E: You’ve got to understand, as a musician,
it’s not our job to make the boundaries.

A: Yeah, it’s our job to get past that shit.

E: We make it,
you name it, and I’m glad that it will never be different from that.

AR:
Would you guys say that Minneapolis is doing a little bit of a takeover of
independent hip-hop right now?

E: I wouldn’t say that. I’d say there’s a
few key groups.

A: I’d say
Rhymesayers is more than Minneapolis. You got Rhymesayers holding down the
Midwest, you got Def Jux on the East, and Living Legends on the West.

AR:
Was the hip-hop scene in Minneapolis/St.

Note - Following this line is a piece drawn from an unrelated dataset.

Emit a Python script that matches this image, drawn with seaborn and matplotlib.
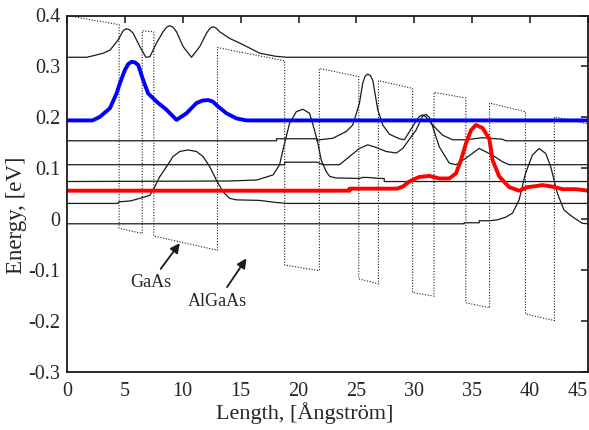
import matplotlib
matplotlib.use("Agg")
import seaborn as sns
import matplotlib.pyplot as plt

# conduction band profile (layer edges repeated at the steps)
pot_x = [0, 4.5, 4.5, 6.5, 6.5, 7.5, 7.5, 13.0, 13.0, 18.8, 18.8, 21.8, 21.8, 25.2, 25.2,
         26.9, 26.9, 29.85, 29.85, 31.7, 31.7, 34.45, 34.45, 36.5, 36.5, 39.6, 39.6, 42.1, 42.1, 45]
pot_e = [0.400, 0.382, -0.018, -0.028, 0.370, 0.368, -0.033, -0.061, 0.337, 0.311, -0.090, -0.101,
         0.296, 0.280, -0.117, -0.127, 0.272, 0.257, -0.144, -0.151, 0.249, 0.238, -0.164, -0.174,
         0.228, 0.211, -0.186, -0.199, 0.201, 0.187]

# wavefunctions drawn on their energy levels
a_x = [0, 1.7, 2.27, 3.13, 3.71, 4.42, 4.85, 5.1, 5.4, 5.72, 6.29, 6.81, 7.16, 7.73, 8.30, 8.6,
       8.88, 9.16, 9.46, 10.03, 10.75, 11.47, 12.04, 12.35, 12.61, 12.9, 13.19, 14.05, 14.91, 15.78,
       16.64, 18.0, 19.0, 45]
a_e = [0.318, 0.318, 0.321, 0.326, 0.332, 0.352, 0.370, 0.374, 0.372, 0.365, 0.339, 0.318, 0.319,
       0.346, 0.368, 0.377, 0.380, 0.377, 0.368, 0.339, 0.318, 0.339, 0.365, 0.375, 0.378, 0.375,
       0.368, 0.355, 0.346, 0.336, 0.326, 0.320, 0.318, 0.318]

blue_x = [0, 2.2, 2.84, 3.71, 4.28, 4.57, 5.0, 5.3, 5.58, 5.85, 6.15, 6.58, 7.01, 7.73, 8.59, 9.46,
          10.32, 11.18, 11.7, 12.18, 12.6, 12.91, 13.77, 14.63, 15.49, 45]
blue_e = [0.194, 0.194, 0.201, 0.218, 0.247, 0.267, 0.293, 0.305, 0.309, 0.308, 0.303, 0.273, 0.247,
          0.231, 0.215, 0.195, 0.208, 0.228, 0.233, 0.234, 0.231, 0.224, 0.208, 0.198, 0.194, 0.194]

d_x = [0, 18.1, 18.1, 21.6, 21.6, 21.81, 22.96, 24.11, 24.68, 25.26, 25.54, 25.75, 25.97, 26.2,
       26.41, 26.84, 27.27, 27.84, 28.71, 29.14, 29.85, 30.4, 30.72, 31.0, 31.58, 32.44, 33.30,
       34.46, 35.89, 37.61, 37.91, 45]
d_e = [0.154, 0.154, 0.158, 0.158, 0.154, 0.156, 0.159, 0.172, 0.185, 0.228, 0.267, 0.281, 0.285,
       0.282, 0.273, 0.215, 0.185, 0.167, 0.158, 0.156, 0.182, 0.201, 0.205, 0.201, 0.185, 0.165,
       0.156, 0.156, 0.160, 0.157, 0.154, 0.154]

e_x = [0, 18.8, 18.8, 21.6, 22.1, 23.54, 24.40, 25.26, 25.97, 26.7, 27.56, 28.45, 29.0, 30.15, 30.7,
       31.0, 31.3, 31.58, 32.16, 33.02, 33.6, 34.46, 35.6, 36.74, 37.6, 38.19, 45]
e_e = [0.107, 0.107, 0.112, 0.112, 0.107, 0.107, 0.123, 0.139, 0.146, 0.141, 0.133, 0.130, 0.139,
       0.175, 0.202, 0.206, 0.200, 0.182, 0.142, 0.110, 0.107, 0.120, 0.139, 0.126, 0.113, 0.107,
       0.107]

c_x = [0, 14.0, 16.4, 17.8, 18.36, 18.79, 19.22, 19.8, 20.37, 20.95, 21.38, 21.67, 21.96, 22.4,
       22.7, 23.25, 25.26, 25.5, 26.0, 27.0, 27.4, 27.4, 45]
c_e = [0.074, 0.075, 0.077, 0.087, 0.107, 0.149, 0.188, 0.211, 0.216, 0.208, 0.175, 0.149, 0.116,
       0.093, 0.084, 0.081, 0.080, 0.082, 0.082, 0.080, 0.080, 0.074, 0.074]

red_x = [0, 24.4, 24.4, 28.5, 29.0, 29.57, 30.43, 31.3, 32.16, 33.02, 33.6, 34.03, 34.46, 34.9,
         35.32, 35.9, 36.47, 36.76, 37.33, 38.19, 39.05, 39.77, 40.5, 41.07, 41.93, 42.8, 43.94, 45]
red_e = [0.056, 0.056, 0.060, 0.060, 0.064, 0.074, 0.083, 0.085, 0.080, 0.080, 0.090, 0.116, 0.149,
         0.175, 0.185, 0.179, 0.158, 0.116, 0.084, 0.063, 0.056, 0.063, 0.065, 0.067, 0.064, 0.059,
         0.059, 0.056]

g_x = [0, 4.4, 4.45, 5.5, 6.29, 7.16, 7.59, 8.0, 8.59, 9.16, 9.74, 10.45, 11.18, 11.75, 12.33,
       12.9, 13.47, 14.05, 14.63, 16.6, 18.0, 19.0, 45]
g_e = [0.031, 0.031, 0.034, 0.036, 0.041, 0.047, 0.064, 0.083, 0.103, 0.123, 0.133, 0.136, 0.133,
       0.123, 0.103, 0.077, 0.054, 0.041, 0.038, 0.037, 0.033, 0.031, 0.031]

f_x = [0, 34.3, 34.3, 35.6, 35.6, 36.5, 37.2, 37.9, 38.48, 39.05, 39.6, 40.2, 40.78, 41.35, 41.78,
       42.35, 42.93, 43.64, 44.5, 45]
f_e = [-0.009, -0.009, -0.007, -0.007, -0.003, -0.003, -0.001, 0.004, 0.012, 0.038, 0.090, 0.126,
       0.139, 0.129, 0.103, 0.051, 0.018, 0.005, -0.008, -0.009]

x_ticks = [0, 5, 10, 15, 20, 25, 30, 35, 40, 45]
y_ticks = [-0.3, -0.2, -0.1, 0, 0.1, 0.2, 0.3, 0.4]
y_labels = ["-0.3", "-0.2", "-0.1", "0", "0.1", "0.2", "0.3", "0.4"]

sns.set_theme(style="white")
plt.rcParams['font.family'] = ['Liberation Serif', 'DejaVu Serif']

fig = plt.figure(figsize=(5.89, 4.30), dpi=100)
ax = fig.add_axes([67 / 589, 1 - 372 / 430, (588 - 67) / 589, (372 - 15.5) / 430])

sns.lineplot(x=pot_x, y=pot_e, estimator=None, sort=False, color="k", lw=0.8,
             linestyle=(0, (1, 1.5)), ax=ax)
for xs, es in [(a_x, a_e), (d_x, d_e), (e_x, e_e), (c_x, c_e), (g_x, g_e), (f_x, f_e)]:
    sns.lineplot(x=xs, y=es, estimator=None, sort=False, color="k", lw=0.9, ax=ax)
sns.lineplot(x=blue_x, y=blue_e, estimator=None, sort=False, color="#0000ff", lw=2.8, ax=ax)
sns.lineplot(x=red_x, y=red_e, estimator=None, sort=False, color="#ff0000", lw=2.8, ax=ax)

arrow = dict(arrowstyle="-|>", color="k", lw=1.3, mutation_scale=14, shrinkB=0)
ax.annotate("GaAs", xy=(9.74, -0.047), xytext=(7.2, -0.125), ha="center", va="center",
            fontsize=13, arrowprops=arrow)
ax.annotate("AlGaAs", xy=(15.5, -0.077), xytext=(13.0, -0.161), ha="center", va="center",
            fontsize=13, arrowprops=arrow)

ax.set_xlim(0, 45)
ax.set_ylim(-0.3, 0.4)
ax.set_xticks(x_ticks)
ax.set_yticks(y_ticks)
ax.set_yticklabels(y_labels)
ax.tick_params(direction="in", length=5, width=1.2, top=True, right=True, labelsize=14.5)
ax.tick_params(axis="x", pad=7)
ax.tick_params(axis="y", pad=5)
ax.get_xticklabels()[-1].set_horizontalalignment("right")
for s in ax.spines.values():
    s.set_linewidth(1.3)
    s.set_color("k")
ax.set_xlabel("Length, [Ångström]", fontsize=16)
ax.set_ylabel("Energy, [eV]", fontsize=16.5)
ax.xaxis.set_label_coords(0.457, -0.085)
ax.yaxis.set_label_coords(-0.077, 0.44)

fig.savefig("out.png", dpi=100)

Paul ever as developed as it seems to
be now?

E: It was a lot more close-knit, and in some
way, a lot more meaningful.

A: It was. It was a little better in a way.

E: Now there’s a rap group playing every
night. They all suck. There’s an open mic every night. One out of fifty people
are good. Back then there was standards. You would get booed and get the shit
kicked out of you if you were not good by the time you grabbed the mic or got
on some turntables, and that’s so cool. I had to rap in my car, and in my
closet, and in junior high hallways for years before I could grab an open mic.
Because at the open mic I knew if I wasn’t nice…

A: You were done.

E: This dude
[both of them laugh as Eyedea points at Abilities] started getting good like a
year ago. I’ve been holding him down, if you know what I am saying. It was
different for DJ’ing actually; as far as performance, it wasn’t available,
there wasn’t a venue every night of the week. Now there is, and it’s because us
and Rhymesayers kicked down so many doors. That’s a beautiful thing, but I just
wish that there was a higher standard for the talent. The reason you kick down
doors is so that younger people that are better than you can succeed, like you
want to have a better life for your kids. But when everyone we kicked down the
doors for sucks musically, it’s disturbing, you know?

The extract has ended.